### Exercise directions
In the lines below, find how many contain the word "matplotlib" and report that figure alone.

### Source excerpt
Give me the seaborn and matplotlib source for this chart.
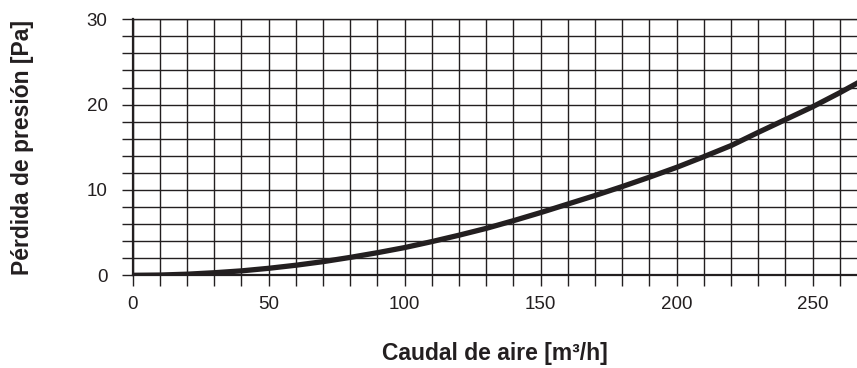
import matplotlib
matplotlib.use("Agg")
import matplotlib.pyplot as plt
import matplotlib.ticker as ticker
import pandas as pd
import seaborn as sns

# Curve
caudal = [0, 10, 20, 30, 40, 50, 60, 70, 80, 90, 100, 110, 120, 130, 140,
          150, 160, 170, 180, 190, 200, 210, 220, 230, 240, 250, 260, 268]
perdida = [0, 0.03, 0.13, 0.3, 0.52, 0.82, 1.18, 1.6, 2.1, 2.65, 3.25, 3.95,
           4.7, 5.5, 6.4, 7.35, 8.35, 9.35, 10.4, 11.5, 12.65, 13.9, 15.2,
           16.75, 18.25, 19.75, 21.4, 22.8]

x_ticks = [0, 50, 100, 150, 200, 250]
y_ticks = [0, 10, 20, 30]

df = pd.DataFrame({'caudal': caudal, 'perdida': perdida})

sns.set_theme(style="ticks")
plt.rcParams['font.family'] = ['Liberation Sans', 'DejaVu Sans']

ink = '#231f20'
fig = plt.figure(figsize=(8.57, 3.68), dpi=100)
ax = fig.add_axes([0.1548, 0.2519, 0.8452, 0.6957])

sns.lineplot(data=df, x='caudal', y='perdida', ax=ax, color=ink, lw=3.8,
             zorder=5)

ax.set_xlim(0, 266.3)
ax.set_ylim(0, 30)
ax.xaxis.set_major_locator(ticker.FixedLocator(x_ticks))
ax.xaxis.set_minor_locator(ticker.MultipleLocator(10))
ax.yaxis.set_major_locator(ticker.FixedLocator(y_ticks))
ax.yaxis.set_minor_locator(ticker.MultipleLocator(2))

ax.grid(which='both', color=ink, lw=1.0)
ax.set_axisbelow(True)

ax.tick_params(which='both', direction='out', length=8, width=1.0, color=ink,
               labelsize=13.5, labelcolor=ink)
ax.tick_params(axis='y', pad=10)
ax.tick_params(axis='x', pad=7)

ax.spines['right'].set_visible(False)
ax.spines['top'].set_linewidth(1.0)
ax.spines['top'].set_color(ink)
for side in ['left', 'bottom']:
    ax.spines[side].set_linewidth(1.6)
    ax.spines[side].set_color(ink)

ax.set_xlabel('Caudal de aire [m³/h]', fontsize=16.5, fontweight='bold',
              color=ink, labelpad=21)
ax.set_ylabel('Pérdida de presión [Pa]', fontsize=16.5, fontweight='bold',
              color=ink, labelpad=38)

fig.savefig('out.png', dpi=100)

### Task output
5